Tot slot sta ik positief ten aanzien van de Commissievoorstellen gericht op het voorkomen van oneerlijke handelspraktijken en misbruik van verschillen in onderhandelingsmacht. De voorgestelde uitwisseling van informatie en best practices en het ontwikkelen van modelcontracten als voorbeelden kunnen hieraan bijvoorbeeld een bijdrage leveren.
Ik zal de Commissie vragen naar de financiële gevolgen van de toekomstige voorstellen. Bij de verdere uitwerking van de voorstellen zal ik de financiële gevolgen nader beoordelen.
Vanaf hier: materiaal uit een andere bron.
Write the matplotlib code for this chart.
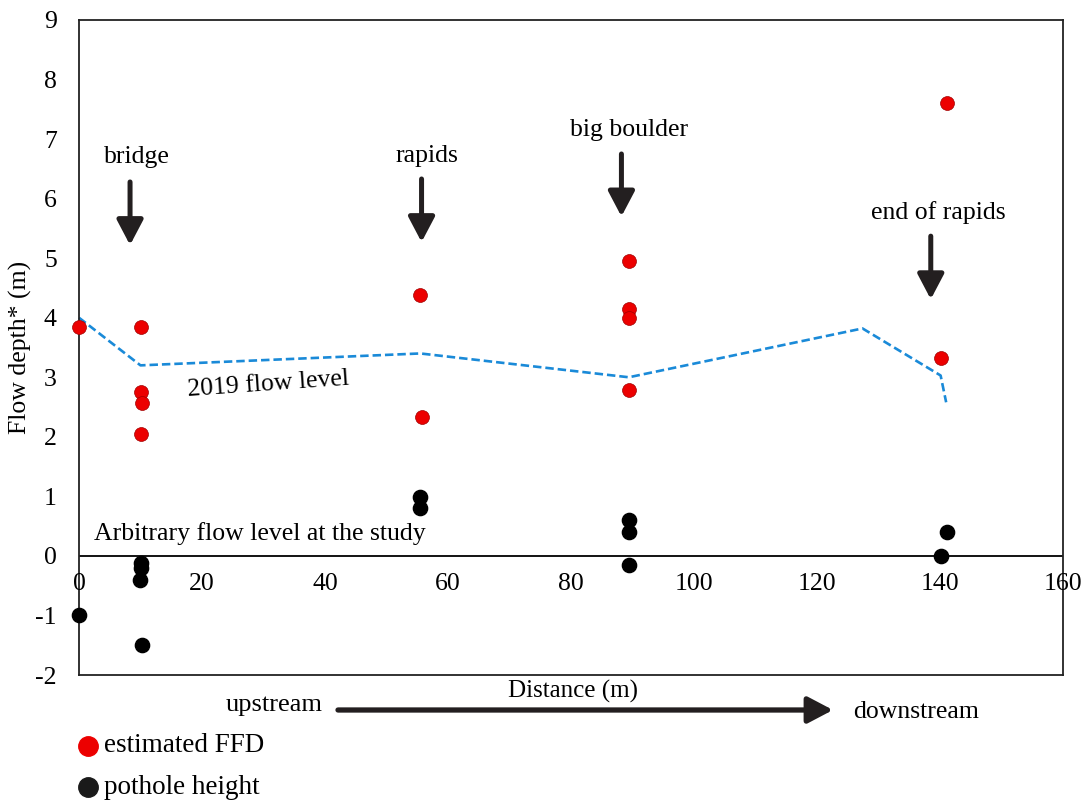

Staatssteun voor de aankoop van landbouwgrond
(Besluit)
De Raad zal een besluit nemen over het verzoek van de Italiaanse delegatie om het mogelijk te maken staatssteun te verlenen aan kleine familiebedrijven voor de aankoop van landbouwgrond, tot het einde van 2013. Italië motiveert de verzoeken door aan te geven dat de combinatie van de ongunstige bedrijfsstructuur in de landen veel boerenfamilies verhindert hun leefomstandigheden te verbeteren. In beginsel is Nederland niet enthousiast over verzoeken om staatssteun. In de afgelopen drie jaar zijn er vergelijkbare verzoeken gedaan door Cyprus, Roemenië, Polen, Hongarije, Litouwen en Letland die uiteindelijk hebben kunnen rekenen op unanieme goedkeuring van de Raad. Ik ben voornemens unanimiteit in de Raad niet als enige in de weg staan.